In this exercise, print only the lines of the records below from the one with "Write the seaborn" through the one with "ax2.text(p, r +", inclusive. Pictures are not part of the copy.

> Input data:
^^^^^^^^^^^^^^^^

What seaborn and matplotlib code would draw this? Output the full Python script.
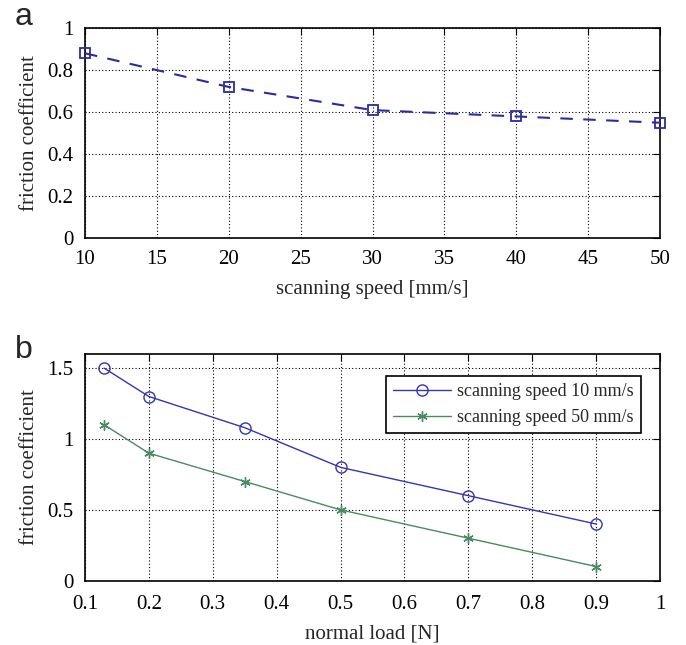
import matplotlib
matplotlib.use("Agg")
import matplotlib.pyplot as plt
import seaborn as sns
import pandas as pd

# Panel a data
speed = [10, 20, 30, 40, 50]
friction_a = [0.88, 0.72, 0.61, 0.58, 0.55]

# Panel b data
load = [0.13, 0.2, 0.35, 0.5, 0.7, 0.9]
friction_10 = [1.5, 1.3, 1.08, 0.8, 0.6, 0.4]
friction_50 = [1.1, 0.9, 0.7, 0.5, 0.3, 0.1]
labels_b = ["scanning speed 10 mm/s", "scanning speed 50 mm/s"]

xticks_a = [10, 15, 20, 25, 30, 35, 40, 45, 50]
yticks_a = [0, 0.2, 0.4, 0.6, 0.8, 1]
xticks_b = [0.1, 0.2, 0.3, 0.4, 0.5, 0.6, 0.7, 0.8, 0.9, 1]
yticks_b = [0, 0.5, 1, 1.5]

sns.set_style("white")
plt.rcParams["font.family"] = ["Liberation Serif", "DejaVu Serif"]

fig = plt.figure(figsize=(6.86, 6.45), dpi=100)
W, H = 686, 645
def ax_rect(l, t, r, b):
    return [l / W, 1 - b / H, (r - l) / W, (b - t) / H]

ax1 = fig.add_axes(ax_rect(85, 28, 660, 238.5))
ax2 = fig.add_axes(ax_rect(85, 354, 660, 580.7))

blue_a = "#2b2ba0"
blue_b = "#3535b0"
green_b = "#4a8a62"
fs = 15

def fmt(v):
    return "%g" % v

def style_ax(ax, xt, yt, xl, yl, xpad):
    ax.set_xlim(xl)
    ax.set_ylim(yl)
    ax.set_xticks(xt)
    ax.set_yticks(yt)
    ax.set_xticklabels([fmt(v) for v in xt], fontsize=fs)
    ax.set_yticklabels([fmt(v) for v in yt], fontsize=fs)
    ax.grid(True, color="black", linestyle=(0, (1, 2)), linewidth=0.8)
    ax.tick_params(direction="in", top=True, right=True, length=5, width=0.8,
                   colors="black")
    ax.tick_params(axis="x", pad=xpad)
    ax.tick_params(axis="y", pad=8.5)
    for sp in ax.spines.values():
        sp.set_visible(True)
        sp.set_color("black")
        sp.set_linewidth(1.2)

df_a = pd.DataFrame({"speed": speed, "friction": friction_a})
sns.lineplot(data=df_a, x="speed", y="friction", ax=ax1, color=blue_a,
             linestyle=(0, (6, 5)), linewidth=1.5, marker="s", markersize=7,
             markerfacecolor="none", markeredgecolor=blue_a, markeredgewidth=1.3,
             clip_on=False, zorder=5)
style_ax(ax1, xticks_a, yticks_a, (10, 50), (0, 1), 8)
ax1.set_xlabel("scanning speed [mm/s]", fontsize=fs, labelpad=8)
ax1.set_ylabel("friction coefficient", fontsize=fs, labelpad=6)

df_b = pd.DataFrame({"load": load * 2,
                     "friction": friction_10 + friction_50,
                     "series": [labels_b[0]] * len(load) + [labels_b[1]] * len(load)})
sns.lineplot(data=df_b[df_b.series == labels_b[0]], x="load", y="friction", ax=ax2,
             color=blue_b, linewidth=1.0, marker="o", markersize=8,
             markerfacecolor="none", markeredgecolor=blue_b, markeredgewidth=1.0,
             label=labels_b[0], clip_on=False, zorder=5)
sns.lineplot(data=df_b[df_b.series == labels_b[1]], x="load", y="friction", ax=ax2,
             color=green_b, linewidth=1.0, marker=(6, 2, 0), markersize=7.5,
             markeredgecolor=green_b, markeredgewidth=1.0,
             label=labels_b[1], clip_on=False, zorder=5)
style_ax(ax2, xticks_b, yticks_b, (0.1, 1), (0, 1.6), 10)
ax2.set_xlabel("normal load [N]", fontsize=fs, labelpad=8)
ax2.set_ylabel("friction coefficient", fontsize=fs, labelpad=6)

leg = ax2.legend(loc="upper right", bbox_to_anchor=((641 - 85) / 575, (580.7 - 376) / 226.7),
                 fontsize=13, frameon=True, fancybox=False, edgecolor="black",
                 framealpha=1, handlelength=3.2, borderpad=0.4, labelspacing=0.5,
                 handletextpad=0.35, borderaxespad=0)
leg.get_frame().set_linewidth(1.2)

fig.text(15 / W, 1 - 25 / H, "a", fontsize=23, family="Liberation Sans", va="baseline", ha="left")
fig.text(15 / W, 1 - 358 / H, "b", fontsize=23, family="Liberation Sans", va="baseline", ha="left")

fig.savefig("out.png", dpi=100)
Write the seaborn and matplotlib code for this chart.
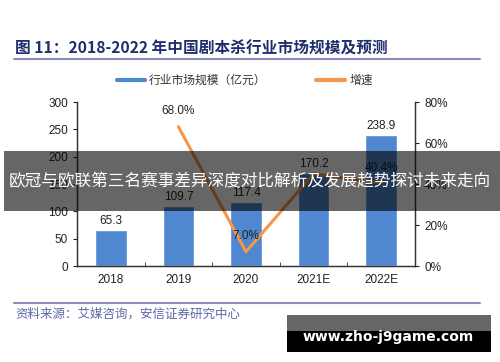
import numpy as np
import pandas as pd
import matplotlib
matplotlib.use("Agg")
import matplotlib.pyplot as plt
import seaborn as sns
from matplotlib.patches import Rectangle
from matplotlib.lines import Line2D

# chart data
years = ["2018", "2019", "2020", "2021E", "2022E"]
market_size = [65.3, 109.7, 117.4, 170.2, 238.9]
growth_years = ["2019", "2020", "2021E", "2022E"]
growth_rate = [68.0, 7.0, 45.0, 40.4]
# the 2021E growth label is not shown in the original chart
growth_labels = ["68.0%", "7.0%", "", "40.4%"]

sns.set_style("white")
plt.rcParams["font.family"] = ["Liberation Sans", "Noto Sans CJK SC", "DejaVu Sans"]

BLUE = "#4f88d0"
ORANGE = "#f79646"
cjk = ["Noto Sans CJK SC", "DejaVu Sans"]

df = pd.DataFrame({"year": years, "size": market_size})
gdf = pd.DataFrame({"year": growth_years, "rate": growth_rate, "label": growth_labels})
gdf["pos"] = [years.index(y) for y in gdf["year"]]

fig = plt.figure(figsize=(5, 3.62), dpi=100)
ax = fig.add_axes([0.154, 0.265, 0.676, 0.453])

sns.barplot(data=df, x="year", y="size", color=BLUE, width=0.47, ax=ax, saturation=1)
ax.set_xlim(-0.5, 4.5)
ax.set_ylim(0, 300)
ax.set_yticks(range(0, 301, 50))
ax.set_xlabel("")
ax.set_ylabel("")
for i, v in enumerate(df["size"]):
    ax.text(i, v + 6, f"{v:.1f}", ha="center", va="bottom", fontsize=8.5, color="#222222")

ax2 = ax.twinx()
ax2.plot(gdf["pos"], gdf["rate"], color=ORANGE, lw=2.2)
ax2.set_ylim(0, 80)
ax2.set_yticks(range(0, 81, 20))
ax2.set_yticklabels([f"{t}%" for t in range(0, 81, 20)])
for p, r, lab in zip(gdf["pos"], gdf["rate"], gdf["label"]):
    if lab:
        ax2.text(p, r + 4.5, lab, ha="center", va="bottom", fontsize=8.5, color="#222222")

for a in (ax, ax2):
    a.spines["top"].set_visible(False)
    for s in ("left", "right", "bottom"):
        a.spines[s].set_color("#333333")
        a.spines[s].set_linewidth(0.9)
ax.tick_params(axis="y", direction="out", length=3, labelsize=8.5, colors="#222222", left=True)
ax2.tick_params(axis="y", direction="out", length=3, labelsize=8.5, colors="#222222", right=True)
ax.tick_params(axis="x", length=0, labelsize=8.5, colors="#222222", pad=6)
ax.set_xticks(np.arange(-0.5, 4.6, 1), minor=True)
ax.tick_params(axis="x", which="minor", direction="in", length=3, color="#333333", bottom=True)

# title, legend, source
fig.text(0.03, 0.865, "图 11：2018-2022 年中国剧本杀行业市场规模及预测", family=cjk,
         fontsize=11.3, fontweight="bold", color="#1f2f6e", va="center")
fig.add_artist(Line2D([0.028, 0.96], [0.837, 0.837], color="#8c8cc0", lw=1.5))
fig.add_artist(Line2D([0.234, 0.29], [0.779, 0.779], color=BLUE, lw=3))
fig.text(0.298, 0.779, "行业市场规模（亿元）", family=cjk, fontsize=8.5, color="#333333", va="center")
fig.add_artist(Line2D([0.632, 0.69], [0.779, 0.779], color=ORANGE, lw=3))
fig.text(0.700, 0.779, "增速", family=cjk, fontsize=8.5, color="#333333", va="center")
fig.add_artist(Line2D([0.028, 0.96], [0.163, 0.163], color="#8c8cc0", lw=1.5))
fig.text(0.03, 0.133, "资料来源：艾媒咨询，安信证券研究中心", family=cjk, fontsize=9,
         color="#5a6aa8", va="center", style="italic")

# overlay banner
fig.add_artist(Rectangle((0.008, 1 - 211 / 362), 0.992, 60 / 362, transform=fig.transFigure,
                         facecolor="black", alpha=0.6, edgecolor="none", zorder=10))
fig.text(0.5, 1 - 182 / 362, "欧冠与欧联第三名赛事差异深度对比解析及发展趋势探讨未来走向",
         family=cjk, fontsize=12, color="white", ha="center", va="center", zorder=11)

# watermark box
fig.add_artist(Rectangle((287 / 500, 1 - 331 / 362), 204 / 500, 16 / 362, transform=fig.transFigure,
                         facecolor="#666666", edgecolor="none", zorder=10))
fig.add_artist(Rectangle((287 / 500, 1 - 352 / 362), 204 / 500, 21 / 362, transform=fig.transFigure,
                         facecolor="black", edgecolor="none", zorder=10))
fig.text(388 / 500, 1 - 337 / 362, "www.zho-j9game.com", family=["DejaVu Sans"], fontsize=10,
         fontweight="bold", color="white", ha="center", va="center", zorder=11)

fig.savefig("out.png", dpi=100, facecolor="white")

^^^^^^^^^^^^^^^^

> Exercise answer:
Write the seaborn and matplotlib code for this chart.
import numpy as np
import pandas as pd
import matplotlib
matplotlib.use("Agg")
import matplotlib.pyplot as plt
import seaborn as sns
from matplotlib.patches import Rectangle
from matplotlib.lines import Line2D

# chart data
years = ["2018", "2019", "2020", "2021E", "2022E"]
market_size = [65.3, 109.7, 117.4, 170.2, 238.9]
growth_years = ["2019", "2020", "2021E", "2022E"]
growth_rate = [68.0, 7.0, 45.0, 40.4]
# the 2021E growth label is not shown in the original chart
growth_labels = ["68.0%", "7.0%", "", "40.4%"]

sns.set_style("white")
plt.rcParams["font.family"] = ["Liberation Sans", "Noto Sans CJK SC", "DejaVu Sans"]

BLUE = "#4f88d0"
ORANGE = "#f79646"
cjk = ["Noto Sans CJK SC", "DejaVu Sans"]

df = pd.DataFrame({"year": years, "size": market_size})
gdf = pd.DataFrame({"year": growth_years, "rate": growth_rate, "label": growth_labels})
gdf["pos"] = [years.index(y) for y in gdf["year"]]

fig = plt.figure(figsize=(5, 3.62), dpi=100)
ax = fig.add_axes([0.154, 0.265, 0.676, 0.453])

sns.barplot(data=df, x="year", y="size", color=BLUE, width=0.47, ax=ax, saturation=1)
ax.set_xlim(-0.5, 4.5)
ax.set_ylim(0, 300)
ax.set_yticks(range(0, 301, 50))
ax.set_xlabel("")
ax.set_ylabel("")
for i, v in enumerate(df["size"]):
    ax.text(i, v + 6, f"{v:.1f}", ha="center", va="bottom", fontsize=8.5, color="#222222")

ax2 = ax.twinx()
ax2.plot(gdf["pos"], gdf["rate"], color=ORANGE, lw=2.2)
ax2.set_ylim(0, 80)
ax2.set_yticks(range(0, 81, 20))
ax2.set_yticklabels([f"{t}%" for t in range(0, 81, 20)])
for p, r, lab in zip(gdf["pos"], gdf["rate"], gdf["label"]):
    if lab:
        ax2.text(p, r + 4.5, lab, ha="center", va="bottom", fontsize=8.5, color="#222222")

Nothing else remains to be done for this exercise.